■ Task description:
Pull every line holding the string "Rebuild" from the records below.
Start of Data for this task
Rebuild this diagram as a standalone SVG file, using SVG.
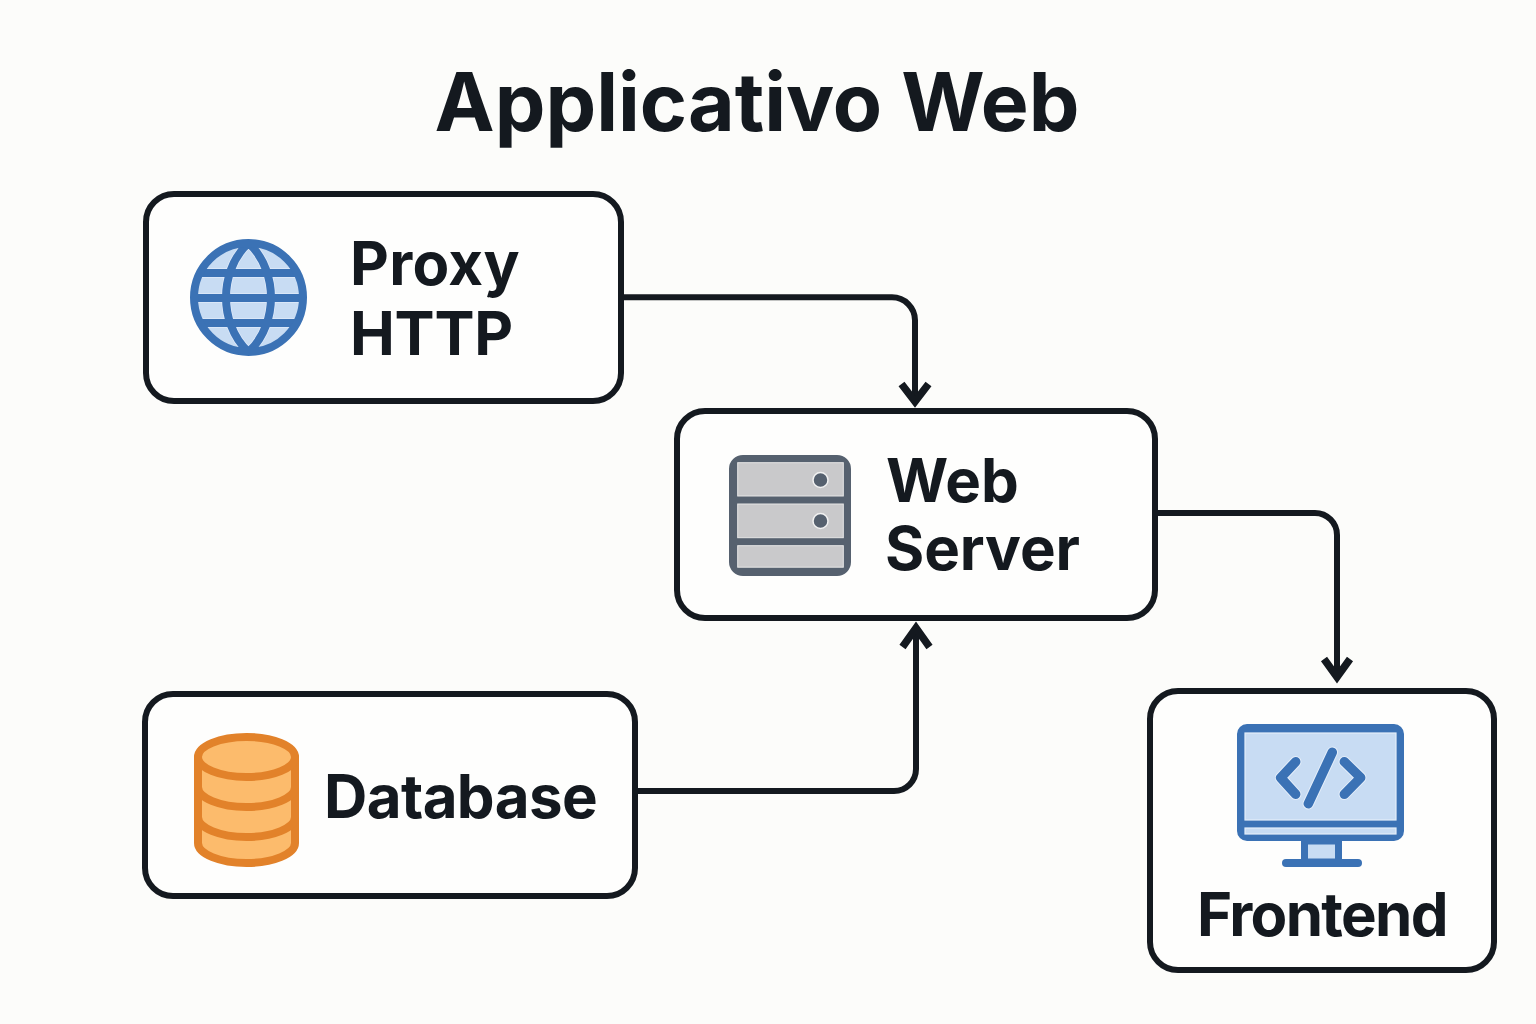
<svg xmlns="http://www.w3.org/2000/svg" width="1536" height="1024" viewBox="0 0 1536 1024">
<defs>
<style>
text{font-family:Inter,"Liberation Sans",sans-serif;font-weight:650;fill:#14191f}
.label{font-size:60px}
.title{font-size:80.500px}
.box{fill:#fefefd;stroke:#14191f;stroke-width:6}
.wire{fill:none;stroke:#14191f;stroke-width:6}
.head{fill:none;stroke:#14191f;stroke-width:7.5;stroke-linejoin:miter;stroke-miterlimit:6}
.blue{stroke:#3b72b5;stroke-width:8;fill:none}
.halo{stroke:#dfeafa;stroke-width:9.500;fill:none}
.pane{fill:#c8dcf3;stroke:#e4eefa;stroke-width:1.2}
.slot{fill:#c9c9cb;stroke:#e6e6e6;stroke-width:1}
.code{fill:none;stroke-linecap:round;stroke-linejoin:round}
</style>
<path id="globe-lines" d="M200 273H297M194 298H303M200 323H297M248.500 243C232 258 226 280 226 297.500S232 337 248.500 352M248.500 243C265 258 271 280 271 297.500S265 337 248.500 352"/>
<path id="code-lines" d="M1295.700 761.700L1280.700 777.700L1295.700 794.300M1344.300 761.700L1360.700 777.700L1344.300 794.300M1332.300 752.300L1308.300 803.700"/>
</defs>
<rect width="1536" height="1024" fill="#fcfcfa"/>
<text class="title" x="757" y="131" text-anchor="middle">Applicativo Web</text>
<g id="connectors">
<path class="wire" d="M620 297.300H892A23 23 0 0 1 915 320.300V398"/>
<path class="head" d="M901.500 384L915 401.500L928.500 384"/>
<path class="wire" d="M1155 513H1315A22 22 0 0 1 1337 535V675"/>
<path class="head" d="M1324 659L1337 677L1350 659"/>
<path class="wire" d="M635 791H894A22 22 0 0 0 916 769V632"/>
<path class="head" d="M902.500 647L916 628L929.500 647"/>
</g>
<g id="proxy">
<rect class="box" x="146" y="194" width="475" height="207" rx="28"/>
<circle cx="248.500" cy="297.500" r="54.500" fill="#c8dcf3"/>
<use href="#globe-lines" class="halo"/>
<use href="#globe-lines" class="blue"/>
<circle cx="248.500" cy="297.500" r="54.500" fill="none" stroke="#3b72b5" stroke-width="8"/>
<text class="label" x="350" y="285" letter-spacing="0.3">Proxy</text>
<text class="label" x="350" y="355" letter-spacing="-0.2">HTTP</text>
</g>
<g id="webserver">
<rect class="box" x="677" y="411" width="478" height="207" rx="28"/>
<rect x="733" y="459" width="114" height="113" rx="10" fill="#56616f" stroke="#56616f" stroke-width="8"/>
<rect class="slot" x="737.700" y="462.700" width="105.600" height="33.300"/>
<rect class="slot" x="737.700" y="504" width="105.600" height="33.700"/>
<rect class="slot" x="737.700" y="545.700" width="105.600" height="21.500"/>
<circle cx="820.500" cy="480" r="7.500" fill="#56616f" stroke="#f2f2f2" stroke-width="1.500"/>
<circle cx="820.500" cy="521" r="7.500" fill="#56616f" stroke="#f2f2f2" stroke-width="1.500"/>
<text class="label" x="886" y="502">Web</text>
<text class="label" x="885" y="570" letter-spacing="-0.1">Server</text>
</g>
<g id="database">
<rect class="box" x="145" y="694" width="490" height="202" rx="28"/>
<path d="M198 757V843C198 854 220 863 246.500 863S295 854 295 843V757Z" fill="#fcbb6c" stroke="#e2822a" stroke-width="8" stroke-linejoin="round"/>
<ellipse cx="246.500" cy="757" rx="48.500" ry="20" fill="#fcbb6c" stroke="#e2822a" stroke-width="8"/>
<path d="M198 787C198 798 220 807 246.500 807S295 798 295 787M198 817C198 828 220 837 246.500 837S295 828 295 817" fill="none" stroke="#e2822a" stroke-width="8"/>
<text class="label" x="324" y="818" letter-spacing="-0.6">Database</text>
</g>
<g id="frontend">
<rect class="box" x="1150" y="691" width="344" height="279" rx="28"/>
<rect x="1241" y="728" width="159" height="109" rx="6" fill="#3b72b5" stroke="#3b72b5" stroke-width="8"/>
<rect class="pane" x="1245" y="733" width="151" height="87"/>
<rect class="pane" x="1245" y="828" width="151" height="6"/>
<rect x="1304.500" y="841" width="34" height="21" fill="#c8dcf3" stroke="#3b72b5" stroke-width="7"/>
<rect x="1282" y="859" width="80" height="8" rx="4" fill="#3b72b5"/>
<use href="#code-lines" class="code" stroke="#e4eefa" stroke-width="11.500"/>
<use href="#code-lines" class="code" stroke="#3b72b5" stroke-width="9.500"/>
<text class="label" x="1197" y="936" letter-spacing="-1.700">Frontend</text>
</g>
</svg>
End of Data for this task
Start of Data for this task
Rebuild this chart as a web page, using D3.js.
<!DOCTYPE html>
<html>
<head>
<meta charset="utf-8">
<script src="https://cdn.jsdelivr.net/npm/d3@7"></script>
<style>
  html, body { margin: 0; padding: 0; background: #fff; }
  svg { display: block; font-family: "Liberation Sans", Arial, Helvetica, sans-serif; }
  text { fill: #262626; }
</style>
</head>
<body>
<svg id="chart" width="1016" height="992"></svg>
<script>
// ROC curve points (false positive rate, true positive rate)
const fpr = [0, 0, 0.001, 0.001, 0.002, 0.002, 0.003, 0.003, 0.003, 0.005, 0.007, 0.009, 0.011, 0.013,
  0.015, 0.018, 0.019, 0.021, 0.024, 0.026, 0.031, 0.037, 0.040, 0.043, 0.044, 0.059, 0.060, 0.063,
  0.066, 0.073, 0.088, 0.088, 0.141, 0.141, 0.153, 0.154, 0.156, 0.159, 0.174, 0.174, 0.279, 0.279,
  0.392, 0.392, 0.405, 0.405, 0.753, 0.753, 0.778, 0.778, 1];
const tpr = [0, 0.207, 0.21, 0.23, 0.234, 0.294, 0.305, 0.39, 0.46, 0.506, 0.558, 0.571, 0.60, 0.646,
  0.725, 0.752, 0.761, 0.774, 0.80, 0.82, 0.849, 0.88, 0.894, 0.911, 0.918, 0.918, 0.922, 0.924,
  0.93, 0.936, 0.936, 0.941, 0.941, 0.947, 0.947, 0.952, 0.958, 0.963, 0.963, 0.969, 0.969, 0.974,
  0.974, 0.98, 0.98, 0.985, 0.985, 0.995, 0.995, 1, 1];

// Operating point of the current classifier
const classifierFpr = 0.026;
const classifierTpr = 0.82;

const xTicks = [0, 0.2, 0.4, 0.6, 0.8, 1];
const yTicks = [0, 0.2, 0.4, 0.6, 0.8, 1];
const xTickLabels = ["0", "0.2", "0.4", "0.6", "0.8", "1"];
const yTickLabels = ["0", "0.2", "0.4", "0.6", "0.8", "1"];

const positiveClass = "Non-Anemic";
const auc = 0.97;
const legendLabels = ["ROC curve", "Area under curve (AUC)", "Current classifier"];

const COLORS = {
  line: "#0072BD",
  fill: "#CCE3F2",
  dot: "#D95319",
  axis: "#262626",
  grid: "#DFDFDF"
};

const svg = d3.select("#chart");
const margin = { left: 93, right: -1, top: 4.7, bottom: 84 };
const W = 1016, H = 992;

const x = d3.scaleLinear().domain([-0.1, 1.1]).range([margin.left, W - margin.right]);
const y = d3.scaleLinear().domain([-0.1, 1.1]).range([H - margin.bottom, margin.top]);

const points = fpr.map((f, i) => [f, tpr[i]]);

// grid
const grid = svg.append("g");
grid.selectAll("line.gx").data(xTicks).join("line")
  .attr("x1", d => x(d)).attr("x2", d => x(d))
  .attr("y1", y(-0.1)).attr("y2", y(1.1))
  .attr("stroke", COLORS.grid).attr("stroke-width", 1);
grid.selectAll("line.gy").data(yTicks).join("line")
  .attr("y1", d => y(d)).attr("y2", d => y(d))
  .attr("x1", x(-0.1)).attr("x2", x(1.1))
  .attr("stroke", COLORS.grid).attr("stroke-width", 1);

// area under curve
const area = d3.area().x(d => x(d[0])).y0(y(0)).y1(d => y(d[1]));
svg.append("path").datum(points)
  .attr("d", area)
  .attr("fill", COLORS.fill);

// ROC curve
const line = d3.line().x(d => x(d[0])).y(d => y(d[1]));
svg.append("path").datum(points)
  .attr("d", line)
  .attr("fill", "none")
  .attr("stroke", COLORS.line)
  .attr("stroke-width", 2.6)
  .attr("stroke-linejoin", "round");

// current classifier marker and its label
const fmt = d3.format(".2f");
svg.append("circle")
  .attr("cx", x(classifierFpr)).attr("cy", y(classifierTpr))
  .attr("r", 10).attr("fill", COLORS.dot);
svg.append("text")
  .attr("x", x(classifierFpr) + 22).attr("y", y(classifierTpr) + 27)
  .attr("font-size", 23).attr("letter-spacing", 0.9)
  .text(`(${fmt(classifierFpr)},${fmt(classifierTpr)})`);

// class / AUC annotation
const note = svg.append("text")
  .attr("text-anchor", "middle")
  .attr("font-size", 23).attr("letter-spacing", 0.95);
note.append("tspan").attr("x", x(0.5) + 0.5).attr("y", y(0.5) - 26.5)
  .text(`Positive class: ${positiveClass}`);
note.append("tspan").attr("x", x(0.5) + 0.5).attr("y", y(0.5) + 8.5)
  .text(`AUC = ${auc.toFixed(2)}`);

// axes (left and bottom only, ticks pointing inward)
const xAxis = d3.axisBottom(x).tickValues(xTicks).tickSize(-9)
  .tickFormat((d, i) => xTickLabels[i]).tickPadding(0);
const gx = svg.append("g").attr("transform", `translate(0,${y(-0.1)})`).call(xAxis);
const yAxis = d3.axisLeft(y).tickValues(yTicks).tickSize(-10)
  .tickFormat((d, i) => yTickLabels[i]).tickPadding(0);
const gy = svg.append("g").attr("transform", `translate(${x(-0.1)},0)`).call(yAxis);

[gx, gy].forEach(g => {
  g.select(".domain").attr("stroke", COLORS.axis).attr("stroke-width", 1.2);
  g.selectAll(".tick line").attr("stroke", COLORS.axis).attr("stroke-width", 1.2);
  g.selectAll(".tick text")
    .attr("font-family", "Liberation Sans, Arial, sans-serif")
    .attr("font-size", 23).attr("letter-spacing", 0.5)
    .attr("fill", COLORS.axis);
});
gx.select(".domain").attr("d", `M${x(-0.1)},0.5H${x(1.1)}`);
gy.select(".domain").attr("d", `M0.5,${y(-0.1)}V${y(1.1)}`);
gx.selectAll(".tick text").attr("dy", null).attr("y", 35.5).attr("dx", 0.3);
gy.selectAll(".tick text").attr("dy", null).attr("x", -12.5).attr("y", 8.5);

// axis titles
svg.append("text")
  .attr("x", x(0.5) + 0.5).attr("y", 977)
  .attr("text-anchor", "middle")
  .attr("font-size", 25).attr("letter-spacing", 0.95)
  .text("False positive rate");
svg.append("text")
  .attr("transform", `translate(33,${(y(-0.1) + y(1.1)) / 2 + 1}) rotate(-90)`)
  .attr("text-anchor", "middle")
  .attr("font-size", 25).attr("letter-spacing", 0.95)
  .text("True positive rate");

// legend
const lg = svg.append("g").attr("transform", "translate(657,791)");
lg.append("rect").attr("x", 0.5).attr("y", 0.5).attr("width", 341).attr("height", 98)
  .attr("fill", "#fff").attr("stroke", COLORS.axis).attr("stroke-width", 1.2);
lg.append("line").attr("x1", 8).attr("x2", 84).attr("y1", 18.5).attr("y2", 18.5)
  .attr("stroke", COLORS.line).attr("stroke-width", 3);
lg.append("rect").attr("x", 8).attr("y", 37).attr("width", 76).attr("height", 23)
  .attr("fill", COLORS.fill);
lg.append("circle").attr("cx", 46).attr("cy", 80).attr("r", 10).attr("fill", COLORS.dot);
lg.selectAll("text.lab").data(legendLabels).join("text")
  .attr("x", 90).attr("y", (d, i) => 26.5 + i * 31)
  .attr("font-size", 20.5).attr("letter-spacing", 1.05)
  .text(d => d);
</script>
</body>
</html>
End of Data for this task
Start of Data for this task
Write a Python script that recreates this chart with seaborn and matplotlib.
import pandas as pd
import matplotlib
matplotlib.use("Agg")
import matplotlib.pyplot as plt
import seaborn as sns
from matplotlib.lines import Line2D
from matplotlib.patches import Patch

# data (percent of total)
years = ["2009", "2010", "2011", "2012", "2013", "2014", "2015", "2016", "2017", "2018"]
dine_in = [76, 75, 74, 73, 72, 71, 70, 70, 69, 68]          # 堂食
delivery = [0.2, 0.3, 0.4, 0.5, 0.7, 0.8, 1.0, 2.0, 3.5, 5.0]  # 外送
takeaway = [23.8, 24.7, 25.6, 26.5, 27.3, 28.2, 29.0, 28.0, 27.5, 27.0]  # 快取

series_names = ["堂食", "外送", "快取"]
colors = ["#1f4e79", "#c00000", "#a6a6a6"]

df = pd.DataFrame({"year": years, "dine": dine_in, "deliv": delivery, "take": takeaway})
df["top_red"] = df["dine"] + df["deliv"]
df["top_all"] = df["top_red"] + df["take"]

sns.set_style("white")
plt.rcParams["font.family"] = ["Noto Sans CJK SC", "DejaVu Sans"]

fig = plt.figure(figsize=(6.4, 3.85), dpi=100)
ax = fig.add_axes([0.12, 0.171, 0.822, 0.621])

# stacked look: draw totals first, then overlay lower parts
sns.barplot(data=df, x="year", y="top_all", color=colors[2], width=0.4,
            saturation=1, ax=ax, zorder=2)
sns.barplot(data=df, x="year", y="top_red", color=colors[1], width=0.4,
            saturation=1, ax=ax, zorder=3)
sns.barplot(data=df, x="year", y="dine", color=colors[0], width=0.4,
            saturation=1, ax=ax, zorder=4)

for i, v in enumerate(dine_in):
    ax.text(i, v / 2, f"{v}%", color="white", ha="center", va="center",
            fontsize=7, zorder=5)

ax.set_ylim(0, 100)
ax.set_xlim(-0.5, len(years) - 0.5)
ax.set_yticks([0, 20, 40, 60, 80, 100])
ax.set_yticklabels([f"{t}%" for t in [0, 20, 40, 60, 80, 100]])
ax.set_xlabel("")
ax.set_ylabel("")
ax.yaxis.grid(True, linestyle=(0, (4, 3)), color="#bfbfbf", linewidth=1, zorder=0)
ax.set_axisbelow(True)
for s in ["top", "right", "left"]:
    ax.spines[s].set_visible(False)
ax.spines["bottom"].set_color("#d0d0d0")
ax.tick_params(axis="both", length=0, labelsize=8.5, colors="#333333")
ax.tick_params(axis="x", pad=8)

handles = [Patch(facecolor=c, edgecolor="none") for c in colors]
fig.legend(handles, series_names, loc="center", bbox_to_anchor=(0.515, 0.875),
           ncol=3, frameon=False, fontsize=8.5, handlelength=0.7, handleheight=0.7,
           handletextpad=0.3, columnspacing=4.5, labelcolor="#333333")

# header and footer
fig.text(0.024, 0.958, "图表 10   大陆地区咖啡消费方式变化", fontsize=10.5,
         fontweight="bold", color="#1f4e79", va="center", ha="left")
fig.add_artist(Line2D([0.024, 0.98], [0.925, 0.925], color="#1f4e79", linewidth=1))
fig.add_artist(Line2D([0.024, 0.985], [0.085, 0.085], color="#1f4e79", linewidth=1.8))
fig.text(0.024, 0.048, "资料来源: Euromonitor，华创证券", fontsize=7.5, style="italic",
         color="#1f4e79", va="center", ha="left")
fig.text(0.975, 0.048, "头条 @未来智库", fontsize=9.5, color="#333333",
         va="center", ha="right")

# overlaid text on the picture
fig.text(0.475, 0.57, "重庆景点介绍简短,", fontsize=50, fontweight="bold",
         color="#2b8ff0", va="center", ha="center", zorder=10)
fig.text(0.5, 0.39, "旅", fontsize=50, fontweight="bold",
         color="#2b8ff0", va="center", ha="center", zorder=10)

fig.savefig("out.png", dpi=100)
End of Data for this task
■ Answer for this exercise:
Rebuild this diagram as a standalone SVG file, using SVG.
Rebuild this chart as a web page, using D3.js.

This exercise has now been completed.